Cuaca Riau cerah setelah bapak berkunjung. Itu yang tertulis di akun twitter bapak. Sebagian persoalan teratasi. Terima kasih bapak, juga untuk oleh-olehnya, 7 penyebab kebakaran dan tindakan selanjutnya. Ada tiga hal besar yang perlu digarisbawahi. Pertama soal aktor: masyarakat, korporasi dan pemerintah. Kedua soal norma: kearifan lokal, CSR dan hukum. Ketiga soal instrumen pencegahan. Sebuah analogi sederhana dapat dibuat. Jika aktor bertindak sesuai norma, pelanggaran dapat diminimalisir dan tindakan pencegahan tak terbilang berat. Penyakit sosial timbul saat salah satu aktor melenceng dari norma yang ada dan tak tersedianya instrumen pencegahan.
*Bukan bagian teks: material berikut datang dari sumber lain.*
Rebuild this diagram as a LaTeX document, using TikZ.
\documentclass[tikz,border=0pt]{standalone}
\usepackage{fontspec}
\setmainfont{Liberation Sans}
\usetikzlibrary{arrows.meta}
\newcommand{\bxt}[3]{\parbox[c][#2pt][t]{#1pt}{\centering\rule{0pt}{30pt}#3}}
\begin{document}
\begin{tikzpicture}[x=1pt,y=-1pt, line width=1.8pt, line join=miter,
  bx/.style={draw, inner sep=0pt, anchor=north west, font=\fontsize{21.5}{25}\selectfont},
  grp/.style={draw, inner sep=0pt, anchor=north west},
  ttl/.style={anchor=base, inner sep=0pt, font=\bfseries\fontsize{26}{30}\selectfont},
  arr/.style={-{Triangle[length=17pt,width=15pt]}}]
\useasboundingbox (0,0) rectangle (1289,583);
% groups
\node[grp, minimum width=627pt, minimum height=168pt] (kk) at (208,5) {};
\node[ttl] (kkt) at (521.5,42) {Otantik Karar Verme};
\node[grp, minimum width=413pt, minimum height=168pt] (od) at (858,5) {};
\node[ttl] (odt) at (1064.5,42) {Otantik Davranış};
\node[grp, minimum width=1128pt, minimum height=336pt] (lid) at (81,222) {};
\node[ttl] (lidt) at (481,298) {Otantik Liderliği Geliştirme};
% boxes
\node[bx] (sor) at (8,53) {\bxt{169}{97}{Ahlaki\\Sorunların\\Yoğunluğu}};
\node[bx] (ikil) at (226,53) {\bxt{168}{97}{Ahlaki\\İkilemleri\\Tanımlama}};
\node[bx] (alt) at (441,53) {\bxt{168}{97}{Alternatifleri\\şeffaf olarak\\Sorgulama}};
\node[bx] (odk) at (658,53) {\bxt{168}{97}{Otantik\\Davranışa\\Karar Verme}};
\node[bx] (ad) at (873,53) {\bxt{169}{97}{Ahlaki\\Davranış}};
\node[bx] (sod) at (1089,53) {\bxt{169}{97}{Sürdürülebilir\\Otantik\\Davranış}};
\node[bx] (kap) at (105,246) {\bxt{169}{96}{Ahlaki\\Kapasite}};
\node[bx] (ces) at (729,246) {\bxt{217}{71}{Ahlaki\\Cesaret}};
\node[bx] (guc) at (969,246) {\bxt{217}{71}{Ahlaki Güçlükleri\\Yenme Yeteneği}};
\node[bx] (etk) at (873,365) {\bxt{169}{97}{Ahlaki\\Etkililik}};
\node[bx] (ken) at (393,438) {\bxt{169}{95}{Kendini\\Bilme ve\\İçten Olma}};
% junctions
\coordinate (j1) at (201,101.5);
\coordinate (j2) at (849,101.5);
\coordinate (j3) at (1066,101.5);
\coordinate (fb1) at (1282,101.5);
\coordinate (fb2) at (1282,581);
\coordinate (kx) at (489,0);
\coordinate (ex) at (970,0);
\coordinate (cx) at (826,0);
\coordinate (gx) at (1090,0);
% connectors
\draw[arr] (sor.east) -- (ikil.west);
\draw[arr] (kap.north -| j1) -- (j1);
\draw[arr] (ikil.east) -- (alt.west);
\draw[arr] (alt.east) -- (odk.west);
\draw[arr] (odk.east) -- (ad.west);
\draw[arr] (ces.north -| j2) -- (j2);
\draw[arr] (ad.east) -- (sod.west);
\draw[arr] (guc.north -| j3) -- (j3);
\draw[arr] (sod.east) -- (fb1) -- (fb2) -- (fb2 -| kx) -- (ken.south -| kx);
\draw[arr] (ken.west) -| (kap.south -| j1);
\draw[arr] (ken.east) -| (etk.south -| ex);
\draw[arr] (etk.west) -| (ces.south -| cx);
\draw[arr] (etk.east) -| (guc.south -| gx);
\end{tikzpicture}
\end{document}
Bisa jadi, salah satu aktor terlalu profit-oriented, lalu yang lainnya memikirkan peningkatan ekonomi secara umum, aktor paling lemah dikorbankan. Ragam program pencegahan sering masuk dalam daftar janji politik. Baik pencegahan kebakaran hutan, penebangan hutan juga banjir. Tetapi ibarat sudah ada jadwal tetap dengan waktu yang selalu berubah, bencana buatan dan musiman itu terjadi. Aktor yang berkuasa seakan melemah melihat segumpal kertas berharga dengan bentuk beragam. Belum lagi kalau dikasih “hadiah” mewah. Mungkin bapak perlu berdialog juga dengan korporasi besar di Riau yang menurut bapak sedang berusaha di sana. Dialog dengan masyarakat saja dan meminta korporasi meningkatkan tanggung jawab sosial saja belum cukup, bapak. Perlu pengawasan berkelanjutan untuk pemeliharaan hutan dan menindak pelaku pembakaran hutan dengan ragam motif.
Bisa saja bapak baru memberi sebagian oleh-oleh dari Riau. Perlu oleh-oleh lain lagi untuk dan dari Riau. Dengan demikian seruan tegas, jelas dan cepat tidak berubah menjadi lemah, kabur dan lambat.